Wie sich der Wohnalltag gerade in besonders prekarisierten Lebenslagen darstellt, ist das Thema von Sarah Beierle und Carolin Hoch (beide Halle a. d. S.). Auf Basis der Befunde aus einer Befragung aus dem Jahr 2015/16 von mehr als 300 Straßenjugendlichen können sie in ihrem Beitrag Lebenssituation und Perspektiven junger Menschen ohne festen Wohnsitz: Ergebnisse und Reflexion einer quantitativen Studie verdeutlichen, wie sich die Lebenssituation von jungen Menschen in einer prekarisierten Wohn- bzw. Wohnungslosigkeitssituationen darstellt. Bereits der Blick von Beierle und Hoch auf die Selbstbeschreibungen der Befragten und ihrer Situation zeigt, wie heterogen sich die konkreten Lebenssituationen von jungen Menschen in prekären Wohnsituationen darstellen. So stellt sich die Situation der befragten jungen Menschen fast durchgehend als nur temporäre Wohnungslosigkeit dar, was aber die Prekarität ihrer gesamten Lebenssituation nicht grundlegend verbessert. Auch können Beierle und Hoch über die Aufenthaltsorte oder die institutionellen Kontakte Aussagen treffen. Zwar ist damit – angesichts der sehr eingeschränkten Forschungssituation – nur ein erster systematischer Eindruck zu gewinnen, aber bereits dieser fordert Soziale Arbeit wie Sozialpädagogik, aber auch die Sozialpolitik insgesamt, heraus, die Wohn(ungs)politik und die damit einhergehenden Beratungs- und Unterstützungsangebote kritisch zu hinterfragen.

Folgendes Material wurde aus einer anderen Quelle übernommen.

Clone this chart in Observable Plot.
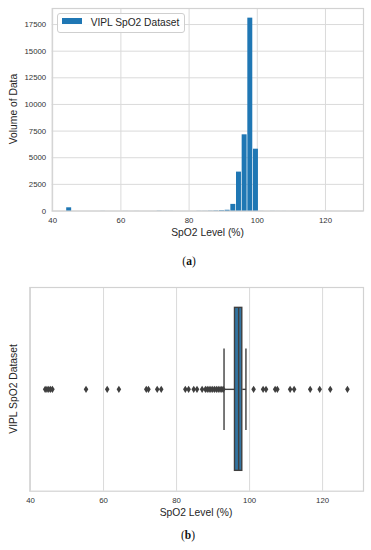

Mit den Beiträgen des aktuellen Blickpunkts der Sozialen Passagen werden jüngste Auseinandersetzungen mit Wohnen in den Feldern Sozialer Arbeit und Sozialpädagogik und damit korrespondierende wohn(ungs)theoretische und -forscherische Analysen und Reflexionen zusammengeführt und zugänglich gemacht. Obwohl die hier versammelten wohn(ungs)theoretischen Perspektiven und Forschungsarbeiten jüngeren Datums sind, können entsprechende Arbeiten auch an frühere Reflexionen und Analysen anschließen. Deshalb wird im vorliegenden Heft der Sozialen Passagen auch an diese erinnert: Jürgen Hasse (Frankfurt a.M.) fragt in seinem Beitrag in der Kategorie „Nachgefragt/Wiederentdeckt“ nach der Aktualität von Otto Friedrich Bollnows Mensch und Raum“ von 1963; und Anja Speyer (St. Gallen) hat für die Leser:innen der Sozialen Passagen Helmut Mairs Sammelband zu Wohnen und soziale Arbeit neu gelesen. Dass Wohnen aber nicht nur in den gegebenen Formen und Konzepten geschehen kann, sondern z. B. Gemeinschaft auch in anderen Wohnkonzepten gebaut werden kann, ist das Thema einer neuen Studie, die Eva Lingg und Nicolla Hilti (beide St. Gallen) in den „Forschungsnotizen“ in der vorliegenden Ausgabe der Sozialen Passagen vorstellen.

Die Wohn(ungs)frage wird in den kommenden Jahren gesellschaftliche Debatten und Auseinandersetzungen in zentraler Weise prägen. Und in diesem Zusammenhang ist die Einsicht, dass Soziale Arbeit und Sozialpädagogik ohne Wohnen nicht denkbar sind, und Wohnen als soziale Frage von grundlegender Bedeutung für Soziale Arbeit und Sozialpädagogik ist, von grundlegender Bedeutung.